55. For the reasons I expressed earlier I am of the opinion that no occasion arose for the making of an order discharging the respondent from his recognizance of bail. However his Honour's conclusion in his first reasons that the inherent jurisdiction to deal with matters of bail empowers the court to grant costs in relation to such matters other than those where there have been criminal proceedings commenced on indictment, requires some comment.
There is no doubt that the Supreme Court as a superior court of record had an inherent jurisdiction in matters relating to bail (The Queen v. Rochford Ex parte Harvey (1967) 15 FLR 140 at 141 ff; In the application of Harrod (1978) 1 NSWLR 331 at 333) and that jurisdiction was independent of the power to grant habeas corpus (In Re Nottingham Corporation (1897) 2 QB 502 at 509 - 510). Bail was available where a person was taken into custody in aid of some civil proceeding (eg. capias ad respondendum) or criminal charge (with some exceptions) being brought against that person. The granting of bail was an incident of a civil or criminal process. Thus a distinction is drawn between bail in civil cases and bail in criminal cases (see the separate treatment in Petersdorff on Bail (1824)).

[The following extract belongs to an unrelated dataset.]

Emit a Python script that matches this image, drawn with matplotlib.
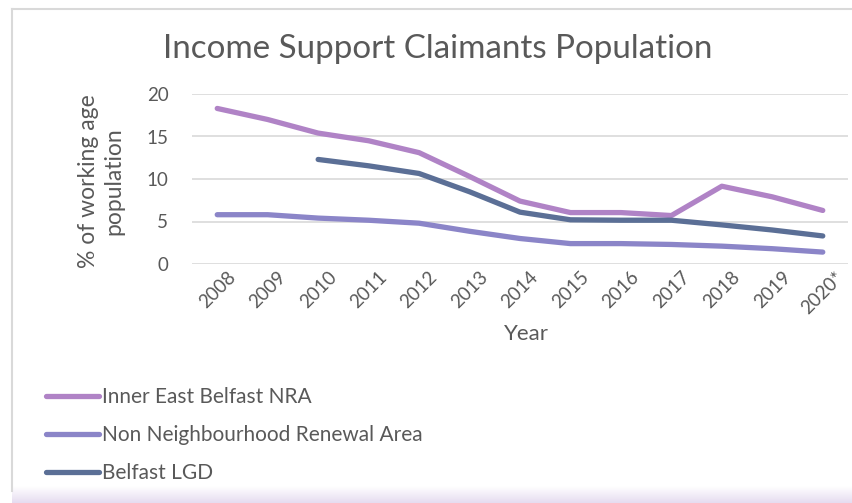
import matplotlib
matplotlib.use("Agg")
import matplotlib.pyplot as plt
import numpy as np
from matplotlib.colors import LinearSegmentedColormap

years = ["2008", "2009", "2010", "2011", "2012", "2013", "2014",
         "2015", "2016", "2017", "2018", "2019", "2020*"]
inner_east = [18.3, 17.0, 15.4, 14.5, 13.1, 10.3, 7.4, 6.05, 6.05, 5.7, 9.15, 7.9, 6.3]
non_nra = [5.8, 5.8, 5.4, 5.15, 4.8, 3.85, 3.0, 2.4, 2.4, 2.3, 2.1, 1.8, 1.4]
belfast_lgd = [np.nan, np.nan, 12.3, 11.55, 10.65, 8.5, 6.1, 5.2, 5.15, 5.15, 4.6, 4.0, 3.3]
series_names = ["Inner East Belfast NRA", "Non Neighbourhood Renewal Area", "Belfast LGD"]
yticks = [0, 5, 10, 15, 20]

colors = ["#B083C6", "#8B85C8", "#5B6F96"]
txt = "#595959"
plt.rcParams['font.family'] = ['Lato', 'DejaVu Sans']

W, H = 852, 503
fig = plt.figure(figsize=(W/100, H/100), dpi=100)
fig.patch.set_facecolor("white")

# frame & bottom shadow
bg = fig.add_axes([0, 0, 1, 1], zorder=-10)
bg.axis("off")
bg.plot([12, 12], [H - 12, 9], color="#D9D9D9", lw=1.5)
bg.plot([12, W], [9, 9], color="#D9D9D9", lw=1.5)
grad = np.linspace(0, 1, 50)[:, None]
cm = LinearSegmentedColormap.from_list("s", ["#FFFFFF", "#E6DCF0"])
bg.imshow(grad, extent=[12, W, 503, 486], aspect="auto", cmap=cm, origin="upper")
bg.set_xlim(0, W); bg.set_ylim(H, 0)

ax = fig.add_axes([192/W, 1 - 264/H, (848-192)/W, (264-94)/H])
x = np.arange(len(years))
for vals, c, name in zip([inner_east, non_nra, belfast_lgd], colors, series_names):
    ax.plot(x, vals, color=c, lw=3.8, solid_capstyle="round", label=name)
ax.set_xlim(-0.5, len(years) - 0.5)
ax.set_ylim(0, 20)
ax.set_yticks(yticks)
ax.set_yticklabels([str(v) for v in yticks], fontsize=13.5, color=txt)
ax.yaxis.grid(True, color="#D9D9D9", lw=1.2)
ax.set_axisbelow(True)
for s in ax.spines.values():
    s.set_visible(False)
ax.tick_params(axis="y", length=0, pad=17)
ax.tick_params(axis="x", length=0, pad=3)
ax.set_xticks(x)
ax.set_xticklabels(years, rotation=45, ha="center", va="top", fontsize=13.5, color=txt)
ax.set_xlabel("Year", fontsize=16, color=txt, va="center")
ax.xaxis.set_label_coords(0.51, -(334 - 264) / 170)
ax.set_ylabel("% of working age\npopulation", fontsize=16.5, color=txt, va="center",
              linespacing=1.25, ha="center")
ax.yaxis.set_label_coords(-(192 - 101) / 656, 0.49)

fig.text(438/W, 1 - 49/H, "Income Support Claimants Population", fontsize=23.9,
         color=txt, ha="center", va="center")

handles, labels = ax.get_legend_handles_labels()
leg = fig.legend(handles, labels, loc="upper left", bbox_to_anchor=(46/W, 1 - 387/H),
                 frameon=False, fontsize=15, handlelength=2.55, handletextpad=0.14,
                 labelspacing=0.86, borderaxespad=0, borderpad=0)
for t in leg.get_texts():
    t.set_color(txt)

fig.savefig("out.png", dpi=100, facecolor="white")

Whether or not bail is a criminal proceeding or a criminal matter depends upon the nature and character of the proceedings in which bail is sought (The Queen v. Foote (1883) 10 QBD 378 at 380; Lim v. Gregson (1989) WAR 1 at 6, 23; R. v. Clarkson (1981) VR 165 at 169). The charges with which the respondent was charged and committed for trial are clearly criminal in nature and the laying of them initiated a criminal process which, if carried to its conclusion, might result in a conviction of the respondent and in a sentence of some punishment (Amand v. Home Secretary and Minister of Defence of Royal Netherlands Government (1943) AC 147 at 162, 163 - 164; McEwan v. Waldron (No. 1) (1976) VR 495 at 498 - 499). Thus, although a judge of the Supreme Court in dealing with matters pertaining to bail in respect of criminal charges then before a Magistrate is exercising original jurisdiction, any order made is an order made in a criminal cause or matter. In consequence any question of costs falls to be determined by the operation of section 23(3) of the Supreme Court Act 1933 (ACT).

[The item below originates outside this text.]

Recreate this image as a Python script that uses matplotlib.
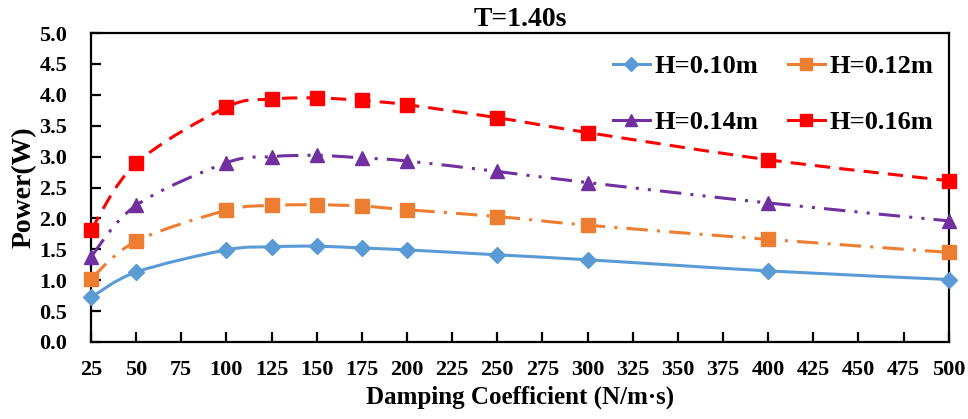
import numpy as np
import matplotlib
matplotlib.use("Agg")
import matplotlib.pyplot as plt
from matplotlib.path import Path
from matplotlib.patches import PathPatch
from matplotlib.lines import Line2D

# data
damping = [25, 50, 100, 125, 150, 175, 200, 250, 300, 400, 500]
h010 = [0.72, 1.13, 1.49, 1.54, 1.55, 1.52, 1.49, 1.41, 1.33, 1.15, 1.01]
h012 = [1.02, 1.63, 2.13, 2.21, 2.22, 2.20, 2.14, 2.03, 1.89, 1.66, 1.45]
h014 = [1.38, 2.21, 2.90, 3.00, 3.02, 2.98, 2.93, 2.76, 2.58, 2.25, 1.96]
h016 = [1.81, 2.89, 3.80, 3.93, 3.95, 3.91, 3.84, 3.63, 3.39, 2.95, 2.61]
labels = ["H=0.10m", "H=0.12m", "H=0.14m", "H=0.16m"]

colors = ["#5B9BD5", "#ED7D31", "#7030A0", "#FF0000"]
markers = ["D", "s", "^", "s"]
msizes = [8.5, 10, 10, 10.5]
dashes = ["-", (0, (7, 3, 1, 3)), (0, (7, 3, 1, 3, 1, 3)), (0, (5, 3))]

plt.rcParams["font.family"] = ["Liberation Serif", "DejaVu Serif"]
plt.rcParams["font.weight"] = "bold"


def smooth_path(xs, ys):
    # excel-like smoothed line: cubic bezier through every point
    p = np.column_stack([xs, ys]).astype(float)
    n = len(p)
    verts = [p[0]]
    codes = [Path.MOVETO]
    for i in range(n - 1):
        p0 = p[i - 1] if i > 0 else p[i]
        p3 = p[i + 2] if i + 2 < n else p[i + 1]
        c1 = p[i] + (p[i + 1] - p0) / 6.0
        c2 = p[i + 1] - (p3 - p[i]) / 6.0
        verts += [c1, c2, p[i + 1]]
        codes += [Path.CURVE4] * 3
    return Path(verts, codes)


fig = plt.figure(figsize=(9.68, 4.19), dpi=100)
ax = fig.add_axes([0.094, 0.184, 0.886, 0.737])

handles = []
for ys, c, m, ms, ls, lab in zip([h010, h012, h014, h016], colors, markers, msizes, dashes, labels):
    patch = PathPatch(smooth_path(damping, ys), facecolor="none", edgecolor=c,
                      linewidth=2.2, linestyle=ls, zorder=2)
    ax.add_patch(patch)
    ax.plot(damping, ys, linestyle="none", marker=m, markersize=ms, color=c,
            clip_on=False, zorder=3)
    handles.append(Line2D([], [], color=c, linewidth=2.2, linestyle="-", marker=m,
                          markersize=ms * 0.8))

ax.set_xlim(25, 500)
ax.set_ylim(0, 5.0)
ax.set_xticks(np.arange(25, 501, 25))
ax.set_yticks(np.arange(0, 5.01, 0.5))
ax.set_yticklabels([f"{v:.1f}" for v in np.arange(0, 5.01, 0.5)])

ax.tick_params(direction="in", length=7, width=1.6, labelsize=16, colors="black")
ax.tick_params(axis="y", pad=17)
ax.tick_params(axis="x", pad=13)
for s in ax.spines.values():
    s.set_linewidth(1.6)
    s.set_color("black")

ax.set_xlabel("Damping Coefficient (N/m·s)", fontsize=18, fontweight="bold", labelpad=4)
ax.set_ylabel("Power(W)", fontsize=20, fontweight="bold", labelpad=2)
ax.set_title("T=1.40s", fontsize=20, fontweight="bold", pad=5)

# legend fills column-wise, so reorder to get 0.10/0.12 on the first row
order = [0, 2, 1, 3]
ax.legend([handles[i] for i in order], [labels[i] for i in order], ncol=2,
          loc="upper right", bbox_to_anchor=(0.995, 0.965),
          frameon=False, fontsize=19, handlelength=1.4, handletextpad=0.2,
          columnspacing=1.1, labelspacing=1.25, borderaxespad=0)

fig.savefig("out.png", dpi=100)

It is not the practice to award costs for or against an accused on a bail application (The King v. Edward Clifford (1924) 2 LJ OS (KB) 210) and matters concerning bail in criminal matters come within the general rule as stated in R. v. Goia at 213. The reason for this is that there should be no impediment to a person to seek bail. The risk of a costs order being made on an unsuccessful bail application may deter persons seeking bail in appropriate cases. That there should be no impediment is reflected in the statutory requirement that no court fees are chargeable when an application for bail is made (section 564 of the Crimes Act 1900 (ACT)).
Conclusion
59. In my opinion his Honour had no jurisdiction to make the order which he did. One can understand his concern that the respondent has suffered a serious detriment in the matter of costs having regard to the fact that the prosecution was terminated. However the remedy to the situation lies not in the power of the court but in the need for statutory law reform. (See Holden and Co. v. Crown Prosecution Service No. 2 at 946 - 947).

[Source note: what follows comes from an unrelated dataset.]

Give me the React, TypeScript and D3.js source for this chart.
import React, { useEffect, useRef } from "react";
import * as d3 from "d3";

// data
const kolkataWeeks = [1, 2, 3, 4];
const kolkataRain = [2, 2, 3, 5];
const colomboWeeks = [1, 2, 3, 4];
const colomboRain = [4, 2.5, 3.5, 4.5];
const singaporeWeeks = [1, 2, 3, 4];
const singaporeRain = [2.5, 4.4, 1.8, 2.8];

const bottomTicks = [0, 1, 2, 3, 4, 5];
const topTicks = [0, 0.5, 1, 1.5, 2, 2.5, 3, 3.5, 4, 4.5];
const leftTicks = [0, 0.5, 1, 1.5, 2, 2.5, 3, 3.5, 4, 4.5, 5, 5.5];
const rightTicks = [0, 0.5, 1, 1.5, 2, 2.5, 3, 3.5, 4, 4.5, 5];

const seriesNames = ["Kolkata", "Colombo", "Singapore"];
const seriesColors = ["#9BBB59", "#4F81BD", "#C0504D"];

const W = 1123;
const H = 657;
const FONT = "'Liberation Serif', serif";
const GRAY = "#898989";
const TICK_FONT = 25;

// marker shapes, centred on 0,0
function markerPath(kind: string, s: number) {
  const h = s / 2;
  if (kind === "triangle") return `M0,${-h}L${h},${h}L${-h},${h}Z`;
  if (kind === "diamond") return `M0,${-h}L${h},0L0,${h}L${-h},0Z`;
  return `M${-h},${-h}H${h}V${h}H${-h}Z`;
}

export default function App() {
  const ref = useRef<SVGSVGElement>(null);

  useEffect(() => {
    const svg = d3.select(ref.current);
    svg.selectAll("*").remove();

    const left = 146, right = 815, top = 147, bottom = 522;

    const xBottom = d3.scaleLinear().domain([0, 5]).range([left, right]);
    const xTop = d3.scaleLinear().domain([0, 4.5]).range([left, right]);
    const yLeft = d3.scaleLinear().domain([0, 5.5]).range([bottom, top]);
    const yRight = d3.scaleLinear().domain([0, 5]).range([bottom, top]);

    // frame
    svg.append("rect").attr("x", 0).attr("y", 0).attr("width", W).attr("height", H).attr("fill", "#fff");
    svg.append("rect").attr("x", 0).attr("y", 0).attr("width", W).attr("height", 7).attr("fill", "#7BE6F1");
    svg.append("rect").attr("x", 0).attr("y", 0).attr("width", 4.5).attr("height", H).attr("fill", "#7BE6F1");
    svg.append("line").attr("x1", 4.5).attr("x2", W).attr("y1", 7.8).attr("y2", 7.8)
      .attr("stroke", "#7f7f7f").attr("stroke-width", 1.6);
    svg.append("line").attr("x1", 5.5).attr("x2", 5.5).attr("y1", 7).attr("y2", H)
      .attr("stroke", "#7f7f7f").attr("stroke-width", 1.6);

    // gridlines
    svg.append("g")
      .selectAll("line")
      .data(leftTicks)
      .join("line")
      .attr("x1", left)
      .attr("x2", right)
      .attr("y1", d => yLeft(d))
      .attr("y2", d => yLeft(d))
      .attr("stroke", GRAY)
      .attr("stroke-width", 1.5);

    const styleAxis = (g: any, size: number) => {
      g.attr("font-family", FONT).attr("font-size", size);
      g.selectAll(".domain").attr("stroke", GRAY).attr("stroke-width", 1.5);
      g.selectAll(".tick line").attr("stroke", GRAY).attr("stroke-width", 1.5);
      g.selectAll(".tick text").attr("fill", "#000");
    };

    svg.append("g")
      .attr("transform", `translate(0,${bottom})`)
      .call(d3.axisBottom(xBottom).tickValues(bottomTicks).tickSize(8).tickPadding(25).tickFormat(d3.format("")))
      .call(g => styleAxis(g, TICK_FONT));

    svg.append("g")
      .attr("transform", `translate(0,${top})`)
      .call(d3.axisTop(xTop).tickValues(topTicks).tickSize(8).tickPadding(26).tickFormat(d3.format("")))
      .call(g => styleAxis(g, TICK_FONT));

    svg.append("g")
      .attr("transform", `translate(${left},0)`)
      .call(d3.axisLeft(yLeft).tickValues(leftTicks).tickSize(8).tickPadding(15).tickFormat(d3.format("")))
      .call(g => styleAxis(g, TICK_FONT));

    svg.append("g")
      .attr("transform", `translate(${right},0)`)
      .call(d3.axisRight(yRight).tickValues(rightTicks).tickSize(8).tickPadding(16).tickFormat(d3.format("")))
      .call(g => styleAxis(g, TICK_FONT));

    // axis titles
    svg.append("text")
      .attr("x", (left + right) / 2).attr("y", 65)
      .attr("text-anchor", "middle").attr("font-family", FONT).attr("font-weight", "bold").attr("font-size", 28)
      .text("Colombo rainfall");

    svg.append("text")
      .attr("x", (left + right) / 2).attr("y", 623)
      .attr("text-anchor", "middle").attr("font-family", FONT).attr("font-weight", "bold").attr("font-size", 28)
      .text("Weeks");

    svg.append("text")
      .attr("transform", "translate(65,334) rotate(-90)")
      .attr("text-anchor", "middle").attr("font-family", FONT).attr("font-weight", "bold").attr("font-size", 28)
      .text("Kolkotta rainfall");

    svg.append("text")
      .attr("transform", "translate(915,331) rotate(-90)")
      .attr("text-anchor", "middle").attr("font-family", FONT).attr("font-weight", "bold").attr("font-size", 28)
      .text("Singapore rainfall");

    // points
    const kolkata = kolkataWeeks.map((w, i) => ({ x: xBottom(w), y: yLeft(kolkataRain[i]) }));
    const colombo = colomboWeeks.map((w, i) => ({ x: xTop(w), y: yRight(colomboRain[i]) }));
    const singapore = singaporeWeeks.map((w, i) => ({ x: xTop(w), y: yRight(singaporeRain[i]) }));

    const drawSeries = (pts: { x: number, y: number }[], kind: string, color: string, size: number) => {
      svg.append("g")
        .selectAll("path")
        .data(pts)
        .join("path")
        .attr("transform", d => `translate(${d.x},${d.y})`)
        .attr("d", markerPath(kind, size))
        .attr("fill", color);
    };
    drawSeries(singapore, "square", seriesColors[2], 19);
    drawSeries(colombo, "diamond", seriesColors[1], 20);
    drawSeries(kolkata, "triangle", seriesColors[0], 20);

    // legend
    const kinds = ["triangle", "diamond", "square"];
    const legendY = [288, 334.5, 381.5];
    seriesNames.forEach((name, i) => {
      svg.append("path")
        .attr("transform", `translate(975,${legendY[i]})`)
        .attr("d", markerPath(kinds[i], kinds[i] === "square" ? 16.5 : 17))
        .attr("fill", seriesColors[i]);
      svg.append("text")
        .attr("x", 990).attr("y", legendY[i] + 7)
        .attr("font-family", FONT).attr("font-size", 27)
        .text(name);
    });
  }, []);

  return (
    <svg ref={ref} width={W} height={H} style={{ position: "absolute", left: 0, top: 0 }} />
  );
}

The appeal should be allowed, the order of his Honour set aside and in lieu thereof it be ordered that the application for costs be dismissed.
As the appeal raised issues of public importance in the administration of the Criminal Justice System in the Australian Capital Territory and as the appeal relates to criminal proceedings, there should be no order as to costs on the appeal or below.